It’s a pretty shocking oversight, though Clement was not exactly a stooge for the Nashville establishment. “The country music industry is fucked,” he told me during the interview. “Monopolies, payola, it’s a mess.” Country radio, he added, is “shit, it’s boring, it all sounds the same … These corporate characters could care less about the music, and they want it to sound like everybody else’s records, and so they all sound alike, and a whole lot of that stuff is not selling right now.”

Contemporary country stars “all get on my nerves,” he said, declining to name names.

Clement had much to say about Cash, who had been dead for about a year. “I considered him one of my best friends. I never had a friend any better than him, I’ll put it that way. I loved the guy, I still do. I miss him every day.” Clement had played a lot on Cash’s American Recordings albums, and Cash’s version of “We’ll Meet Again” was recorded at Clement’s studio. At Cash’s funeral, Clement read a two-page poem called “My Friend the Famous Person.” He had written it about Cash in 1991.

Here are some notes from the interview:

RING OF FIRE (RECORDED MARCH 1963, NO. 1 COUNTRY, NO. 17 POP)
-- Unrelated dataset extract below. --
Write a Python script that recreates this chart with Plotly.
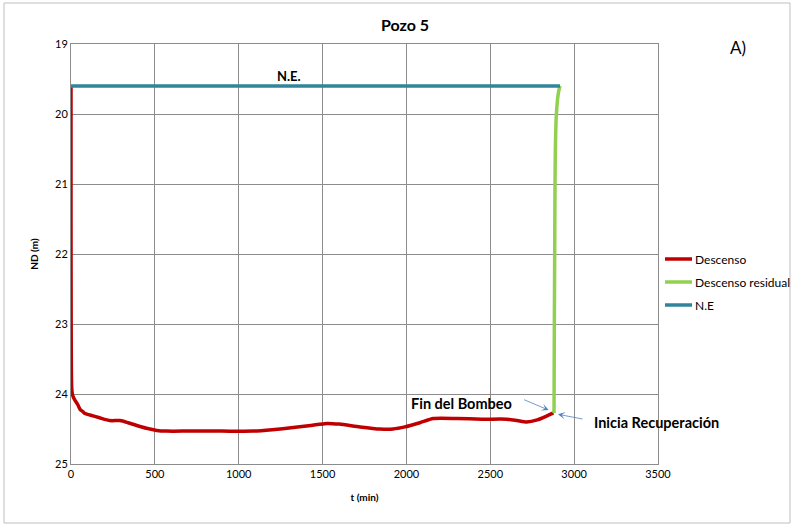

The mariachi horns were Johnny’s idea. Jack was living in Beaumont, Texas at the time, and producer Don Law called him to say that June Carter, Johnny’s future wife, and her manager Merle Kilgore had written a song called “Ring of Fire,” and Johnny had a dream about it in which the mariachi horns were on it. Johnny didn’t know much else, but he was hearing these horns on that record, and he wanted to know if Jack would come to Nashville and help him produce it, which is what he did, although he did not get credit. Jack played guitar. He knew the two trumpet players, who knew how to read and write music. Jack hummed the melody, they wrote it down, he changed the mikes on the drums, and they cut “Ring of Fire.” He thinks they played the original version of the song, performed by June’s younger sister Anita, at the studio.

GUESS THINGS HAPPEN THAT WAY (RECORDED APRIL 1958, NO. 1 ON COUNTRY CHART, NO. 11 POP)

Clement’s role model for the song was Dean Martin’s “Memories Are Made of This” — “and my version is in that direction, more than the way Johnny Cash did, more sort of a rumba thing, sort of a Latin feel.” He originally played the song for Marty Robbins, who recorded a verse and a chorus. Johnny, who had brought Marty to the studio, asked Jack why he didn’t give the song to him. Jack replied that he didn’t think it was in his style. Marty took the demo to get clearance from his producer, Mitch Miller, and said if he doesn’t record it in a month not to hold it. Johnny said if Marty didn’t record it, he would. A few months later, Marty still hadn’t cut it. Cash came in to Sun, and Jack still hadn’t finished the song. While Johnny was working on something else in the studio, Jack went to the restaurant next door and finished it, and they recorded it. On its 1:51 running time, “I remember it was short, but it didn’t bother anybody.”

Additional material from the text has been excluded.